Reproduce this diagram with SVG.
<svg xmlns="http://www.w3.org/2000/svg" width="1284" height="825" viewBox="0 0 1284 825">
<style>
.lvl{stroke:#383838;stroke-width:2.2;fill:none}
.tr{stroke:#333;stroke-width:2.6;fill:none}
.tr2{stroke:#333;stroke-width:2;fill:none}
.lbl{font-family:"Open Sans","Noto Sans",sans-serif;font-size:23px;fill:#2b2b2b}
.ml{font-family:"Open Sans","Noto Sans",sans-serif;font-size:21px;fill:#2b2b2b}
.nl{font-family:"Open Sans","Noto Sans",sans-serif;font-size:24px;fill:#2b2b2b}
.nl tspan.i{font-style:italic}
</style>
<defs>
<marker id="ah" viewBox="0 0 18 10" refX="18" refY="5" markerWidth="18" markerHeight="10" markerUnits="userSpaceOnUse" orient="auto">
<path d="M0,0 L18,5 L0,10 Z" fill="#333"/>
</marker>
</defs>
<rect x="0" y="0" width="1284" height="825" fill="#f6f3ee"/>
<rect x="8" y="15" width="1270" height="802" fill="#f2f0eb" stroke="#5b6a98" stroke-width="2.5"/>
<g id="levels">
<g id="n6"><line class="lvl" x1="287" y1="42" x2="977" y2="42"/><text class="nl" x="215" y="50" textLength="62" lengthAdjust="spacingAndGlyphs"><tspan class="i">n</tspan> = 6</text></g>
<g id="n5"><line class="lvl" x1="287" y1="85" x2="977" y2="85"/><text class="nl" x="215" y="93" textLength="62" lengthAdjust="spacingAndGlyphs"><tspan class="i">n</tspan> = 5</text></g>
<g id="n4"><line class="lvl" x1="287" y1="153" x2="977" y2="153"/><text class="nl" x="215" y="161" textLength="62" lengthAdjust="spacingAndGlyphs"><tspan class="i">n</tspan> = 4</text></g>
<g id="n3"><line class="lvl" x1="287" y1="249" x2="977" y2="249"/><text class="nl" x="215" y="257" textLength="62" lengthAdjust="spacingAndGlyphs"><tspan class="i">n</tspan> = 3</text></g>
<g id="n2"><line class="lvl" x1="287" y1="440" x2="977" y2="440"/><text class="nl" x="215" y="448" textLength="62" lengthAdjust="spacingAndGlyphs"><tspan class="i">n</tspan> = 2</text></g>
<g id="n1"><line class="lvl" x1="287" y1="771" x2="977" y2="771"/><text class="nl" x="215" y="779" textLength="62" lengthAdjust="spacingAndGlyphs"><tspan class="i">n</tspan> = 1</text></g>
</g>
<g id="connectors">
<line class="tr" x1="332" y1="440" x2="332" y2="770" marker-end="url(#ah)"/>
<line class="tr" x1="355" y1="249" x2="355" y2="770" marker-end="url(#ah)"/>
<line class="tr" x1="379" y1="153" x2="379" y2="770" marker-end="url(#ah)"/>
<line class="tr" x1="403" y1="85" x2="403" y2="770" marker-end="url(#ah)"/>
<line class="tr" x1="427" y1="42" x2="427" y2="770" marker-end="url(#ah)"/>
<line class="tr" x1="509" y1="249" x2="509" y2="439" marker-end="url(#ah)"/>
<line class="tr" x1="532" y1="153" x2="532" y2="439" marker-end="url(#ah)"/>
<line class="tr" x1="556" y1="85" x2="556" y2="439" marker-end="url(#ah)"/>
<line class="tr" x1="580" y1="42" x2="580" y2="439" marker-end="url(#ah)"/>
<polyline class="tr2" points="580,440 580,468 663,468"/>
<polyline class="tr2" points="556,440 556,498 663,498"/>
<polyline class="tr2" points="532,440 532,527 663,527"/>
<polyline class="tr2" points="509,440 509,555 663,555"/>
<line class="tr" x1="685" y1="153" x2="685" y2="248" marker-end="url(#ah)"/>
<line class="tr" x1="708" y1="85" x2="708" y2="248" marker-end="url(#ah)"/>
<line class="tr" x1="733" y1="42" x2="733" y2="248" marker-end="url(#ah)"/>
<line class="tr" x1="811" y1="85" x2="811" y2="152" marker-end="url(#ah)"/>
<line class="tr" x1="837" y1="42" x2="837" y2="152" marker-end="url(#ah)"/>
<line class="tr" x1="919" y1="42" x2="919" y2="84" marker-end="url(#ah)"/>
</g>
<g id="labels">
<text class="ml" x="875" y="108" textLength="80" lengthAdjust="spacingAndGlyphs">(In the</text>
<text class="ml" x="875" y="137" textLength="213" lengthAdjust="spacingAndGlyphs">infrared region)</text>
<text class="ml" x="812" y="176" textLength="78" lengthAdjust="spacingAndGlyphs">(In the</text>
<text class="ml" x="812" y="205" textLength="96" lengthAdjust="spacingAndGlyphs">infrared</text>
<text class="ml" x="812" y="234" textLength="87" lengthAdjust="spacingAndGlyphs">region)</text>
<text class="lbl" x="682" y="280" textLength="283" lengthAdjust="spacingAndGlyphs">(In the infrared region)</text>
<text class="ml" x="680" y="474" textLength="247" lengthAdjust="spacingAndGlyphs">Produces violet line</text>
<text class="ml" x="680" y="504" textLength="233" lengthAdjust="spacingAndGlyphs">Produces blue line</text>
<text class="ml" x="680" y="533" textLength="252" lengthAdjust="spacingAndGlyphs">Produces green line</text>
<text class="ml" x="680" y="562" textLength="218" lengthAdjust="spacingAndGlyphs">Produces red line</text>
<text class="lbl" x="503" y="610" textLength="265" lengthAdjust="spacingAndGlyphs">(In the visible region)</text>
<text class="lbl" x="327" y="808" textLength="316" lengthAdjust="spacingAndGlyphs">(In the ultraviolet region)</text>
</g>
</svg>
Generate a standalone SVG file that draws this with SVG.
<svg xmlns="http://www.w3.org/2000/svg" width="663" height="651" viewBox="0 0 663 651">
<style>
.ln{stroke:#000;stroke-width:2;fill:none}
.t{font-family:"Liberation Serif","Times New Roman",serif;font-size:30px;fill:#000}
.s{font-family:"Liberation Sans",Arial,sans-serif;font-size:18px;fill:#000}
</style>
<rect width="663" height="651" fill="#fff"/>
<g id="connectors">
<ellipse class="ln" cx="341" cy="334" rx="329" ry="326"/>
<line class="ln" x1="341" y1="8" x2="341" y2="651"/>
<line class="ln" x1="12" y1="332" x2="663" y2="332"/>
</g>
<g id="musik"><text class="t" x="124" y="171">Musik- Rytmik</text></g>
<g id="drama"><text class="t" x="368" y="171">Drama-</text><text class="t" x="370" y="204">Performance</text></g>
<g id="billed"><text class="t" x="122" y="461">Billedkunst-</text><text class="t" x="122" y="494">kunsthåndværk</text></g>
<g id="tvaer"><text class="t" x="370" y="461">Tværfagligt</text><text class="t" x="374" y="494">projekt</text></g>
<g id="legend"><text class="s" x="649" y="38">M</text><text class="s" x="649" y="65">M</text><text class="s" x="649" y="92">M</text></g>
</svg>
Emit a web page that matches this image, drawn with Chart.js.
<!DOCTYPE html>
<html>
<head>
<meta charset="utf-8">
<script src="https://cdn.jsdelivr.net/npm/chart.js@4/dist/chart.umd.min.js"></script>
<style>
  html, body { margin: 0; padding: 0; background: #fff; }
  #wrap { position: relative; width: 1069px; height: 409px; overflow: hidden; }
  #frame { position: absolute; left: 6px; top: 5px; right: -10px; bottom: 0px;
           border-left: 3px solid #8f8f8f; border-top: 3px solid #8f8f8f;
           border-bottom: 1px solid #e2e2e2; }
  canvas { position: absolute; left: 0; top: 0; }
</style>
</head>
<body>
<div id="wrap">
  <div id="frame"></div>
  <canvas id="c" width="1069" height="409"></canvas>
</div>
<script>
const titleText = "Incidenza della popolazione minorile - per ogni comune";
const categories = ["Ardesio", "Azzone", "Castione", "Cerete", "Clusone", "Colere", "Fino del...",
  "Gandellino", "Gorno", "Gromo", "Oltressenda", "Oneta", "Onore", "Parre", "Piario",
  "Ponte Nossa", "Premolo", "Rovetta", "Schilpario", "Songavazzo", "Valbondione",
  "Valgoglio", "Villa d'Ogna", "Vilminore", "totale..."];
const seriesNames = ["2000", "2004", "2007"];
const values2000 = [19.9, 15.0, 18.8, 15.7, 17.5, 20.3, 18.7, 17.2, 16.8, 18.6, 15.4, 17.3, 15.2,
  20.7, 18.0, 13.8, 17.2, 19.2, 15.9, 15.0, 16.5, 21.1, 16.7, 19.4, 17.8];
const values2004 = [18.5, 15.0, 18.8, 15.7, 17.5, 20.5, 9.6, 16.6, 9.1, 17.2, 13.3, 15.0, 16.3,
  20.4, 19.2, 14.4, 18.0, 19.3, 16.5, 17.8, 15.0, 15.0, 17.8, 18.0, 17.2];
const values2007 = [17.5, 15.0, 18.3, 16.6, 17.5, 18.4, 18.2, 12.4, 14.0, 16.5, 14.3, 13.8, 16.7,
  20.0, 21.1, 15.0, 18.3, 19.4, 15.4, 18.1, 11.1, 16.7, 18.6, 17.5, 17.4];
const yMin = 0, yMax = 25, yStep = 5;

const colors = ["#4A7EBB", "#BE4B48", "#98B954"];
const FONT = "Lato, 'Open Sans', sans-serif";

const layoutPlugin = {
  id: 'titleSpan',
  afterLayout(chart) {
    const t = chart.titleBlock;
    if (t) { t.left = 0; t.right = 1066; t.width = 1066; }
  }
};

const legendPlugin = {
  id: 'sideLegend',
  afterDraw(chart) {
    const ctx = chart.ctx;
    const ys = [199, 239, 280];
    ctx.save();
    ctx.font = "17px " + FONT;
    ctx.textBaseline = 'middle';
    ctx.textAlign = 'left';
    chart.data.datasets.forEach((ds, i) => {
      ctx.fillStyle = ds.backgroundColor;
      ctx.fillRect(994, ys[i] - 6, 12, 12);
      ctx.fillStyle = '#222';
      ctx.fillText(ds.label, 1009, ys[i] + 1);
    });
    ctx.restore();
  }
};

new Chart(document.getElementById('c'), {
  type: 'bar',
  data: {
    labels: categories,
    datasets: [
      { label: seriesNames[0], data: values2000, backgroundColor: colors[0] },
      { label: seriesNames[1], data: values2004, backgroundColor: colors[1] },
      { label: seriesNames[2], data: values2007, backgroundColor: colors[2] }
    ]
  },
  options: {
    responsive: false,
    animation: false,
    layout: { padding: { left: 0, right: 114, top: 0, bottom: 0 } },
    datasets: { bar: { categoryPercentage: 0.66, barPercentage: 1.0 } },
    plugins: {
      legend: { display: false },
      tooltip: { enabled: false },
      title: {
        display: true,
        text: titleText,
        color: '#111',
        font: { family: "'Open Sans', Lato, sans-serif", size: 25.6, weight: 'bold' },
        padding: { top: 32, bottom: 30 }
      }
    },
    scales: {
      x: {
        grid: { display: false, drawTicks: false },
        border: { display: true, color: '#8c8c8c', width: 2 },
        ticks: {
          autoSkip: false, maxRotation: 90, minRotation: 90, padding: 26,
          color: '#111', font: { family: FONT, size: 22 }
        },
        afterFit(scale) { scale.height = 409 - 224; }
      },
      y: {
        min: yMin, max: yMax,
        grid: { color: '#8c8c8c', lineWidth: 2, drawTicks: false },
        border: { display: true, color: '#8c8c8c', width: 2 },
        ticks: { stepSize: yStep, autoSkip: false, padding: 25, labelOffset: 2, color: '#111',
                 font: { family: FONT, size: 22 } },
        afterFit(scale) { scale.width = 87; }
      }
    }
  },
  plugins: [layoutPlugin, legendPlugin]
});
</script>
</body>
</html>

■ ■ ■ ■ ■

_TASK GOAL_: Pick out the lines above containing the word "that", then copy them.

_ANSWER TO THIS PROBLEM_:
Generate a standalone SVG file that draws this with SVG.
Emit a web page that matches this image, drawn with Chart.js.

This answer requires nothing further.